## 1. Introduction

[2] The paper is concerned with the choice of appropriate model complexity for prediction of streamflow responses of ungauged catchments at different timescales. At present there is inadequate guidance available to a priori choose a model of appropriate complexity for predictions of streamflow of a specified accuracy, given only the climatic, vegetative, topographic and soil characteristics, and a given timescale. Provided such a method exists, and a model of appropriate complexity can be chosen, the dominant physical controls on streamflow variability can then be properly investigated. These results can subsequently be used to concentrate the modelers' efforts on the best approaches for estimating the required parameter values, with a view to improving the accuracy of predictions and to reducing predictive uncertainty.

[3] The motivation for this paper is therefore not the development of a “perfect model”, but a systematic method of model selection that makes tradeoffs between model complexity, accuracy and predictive uncertainty. Although integral to modeling strategies in catchment hydrology [*Garen and Burges*, 1981], the tradeoffs between model complexity, accuracy and predictive uncertainty have not been explored in a systematic manner in the past. A plethora of models with a wide-ranging complexity have been developed [*Chiew et al.*, 1993; *Singh*, 1995], but there is no consistent method available to select the most appropriate model for a given set of catchment conditions. *Chiew et al.* [1993] compared the relative accuracy of six predefined calibration-based models of increasing complexity, when tested on a number of catchments with different climatic conditions, and concluded that the most accurate model was the most complex model, regardless of timescales and catchment characteristics. Although, in some cases simpler models were reported to make accurate enough predictions, the links between climate, timescale and catchment characteristics, and model accuracy and required model complexity, were not explored in any detail.
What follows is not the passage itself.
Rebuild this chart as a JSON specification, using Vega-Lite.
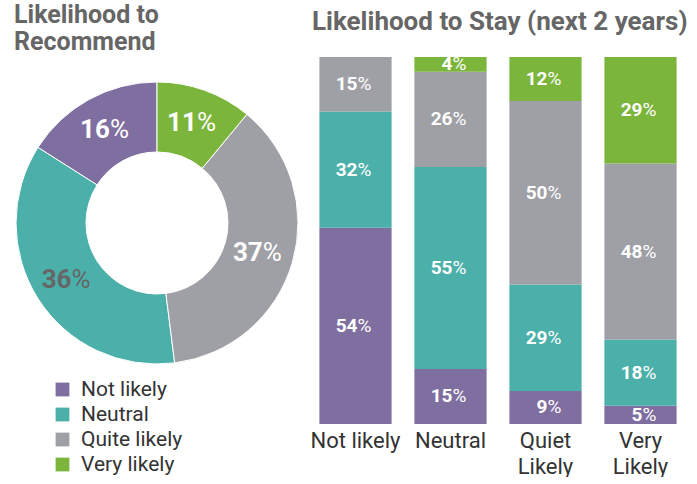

[4] Conceptual models dependent on calibration for their parameter values, such as the ones studied by *Chiew et al.* [1993], are used extensively in catchment hydrology. However, *Klemes* [1983] suggests that a common weakness of many calibration-based models is structural arbitrariness and overparameterization. As they require estimation of many parameters with little or no physical meaning, there is often no means to estimate them all a priori. Consequently, there is a large associated parameter uncertainty which, when propagated through the model, produces output errors too large to place confidence in the predictions. Because these calibrated model parameters often could not be linked to physically meaningful or measurable climate and landscape properties, the links between catchment characteristics, climate and timescale, and predictive uncertainty, could not be established, and hence the tradeoff between model complexity, accuracy and predictive uncertainty could not be fully investigated. This has also inhibited the identification of the dominant physical controls on streamflow variability at various time and space scales.
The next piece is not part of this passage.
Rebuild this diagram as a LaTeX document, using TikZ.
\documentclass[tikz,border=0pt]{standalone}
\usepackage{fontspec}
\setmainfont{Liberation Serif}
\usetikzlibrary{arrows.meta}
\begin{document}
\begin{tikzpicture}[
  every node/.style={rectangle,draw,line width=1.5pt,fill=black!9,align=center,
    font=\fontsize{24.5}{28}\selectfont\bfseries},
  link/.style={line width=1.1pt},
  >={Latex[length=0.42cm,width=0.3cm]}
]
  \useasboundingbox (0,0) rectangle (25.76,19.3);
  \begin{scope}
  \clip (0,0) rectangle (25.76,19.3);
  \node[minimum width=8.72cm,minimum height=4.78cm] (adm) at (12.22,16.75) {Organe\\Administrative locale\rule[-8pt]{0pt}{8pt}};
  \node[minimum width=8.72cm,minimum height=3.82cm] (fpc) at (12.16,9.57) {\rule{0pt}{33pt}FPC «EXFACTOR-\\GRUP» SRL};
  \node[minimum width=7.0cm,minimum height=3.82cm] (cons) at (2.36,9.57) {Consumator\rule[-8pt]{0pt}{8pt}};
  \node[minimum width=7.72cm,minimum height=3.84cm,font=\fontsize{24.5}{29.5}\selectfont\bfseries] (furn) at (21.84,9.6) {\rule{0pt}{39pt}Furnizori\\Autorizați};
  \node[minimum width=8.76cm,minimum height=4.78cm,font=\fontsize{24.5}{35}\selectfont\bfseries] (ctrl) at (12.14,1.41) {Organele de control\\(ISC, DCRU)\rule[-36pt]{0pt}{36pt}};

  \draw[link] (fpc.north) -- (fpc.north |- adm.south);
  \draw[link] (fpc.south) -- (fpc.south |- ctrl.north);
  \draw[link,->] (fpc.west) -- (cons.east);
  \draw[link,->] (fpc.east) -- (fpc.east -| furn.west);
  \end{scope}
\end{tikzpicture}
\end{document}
[5] The approach to model development adopted in this paper is inspired by the downward approach outlined by *Klemes* [1983]. Starting with the simplest model possible, model complexity is systematically increased in direct response to demonstrated deficiencies in the model predictions, and the process is continued until the required accuracy is achieved. For water balance modeling, the modeler often finds that a relatively simple model is sufficient to make predictions at large timescales, such as the annual timescale, whereas the model complexity needs to increase as the timescales decrease. The starting model used in this paper is a variant of the Manabe bucket model [*Manabe*, 1969; *Milly*, 1994]. It incorporates simple, but physically meaningful representations of hydrological processes, and requires parameter values and climatic inputs most of which can be realistically derived from a priori field measurements. Minimal calibration against selected streamflow records from a number of storm events (<10) each of approximately 5–10 days duration is required to estimate two of these parameters before simulations are run and predictions made.

[6] The ultimate extent of the model evolution reached in the downward approach presented here is dependent upon the tradeoff between model complexity, accuracy, and predictive uncertainty, which are assessed using systematic sensitivity and Monte Carlo error analyses. These analyses identify the dominant physical controls on streamflow variability at each timescale, and produce estimates of predictive accuracy and uncertainty, and hence the degree of model complexity required/available to capture observed streamflow variability. Between-catchment differences in model predictions are correlated to physically measurable catchment properties and climatic conditions. Although the model applied in this paper is specific to New Zealand catchments, the approach used has also been adopted with considerable success to catchments in other climatic and physiographic regions [*Jothityangkoon et al.*, 2001; *Eder et al.*, 2002; *Farmer et al.*, 2002], and to other types of models as well. Based on the correlations obtained in all of these studies (including the present one), a qualitative relationship is formulated between climatic indices, timescale and required model complexity, which can provide useful guidance to model selection, development and inter-comparison in other regions.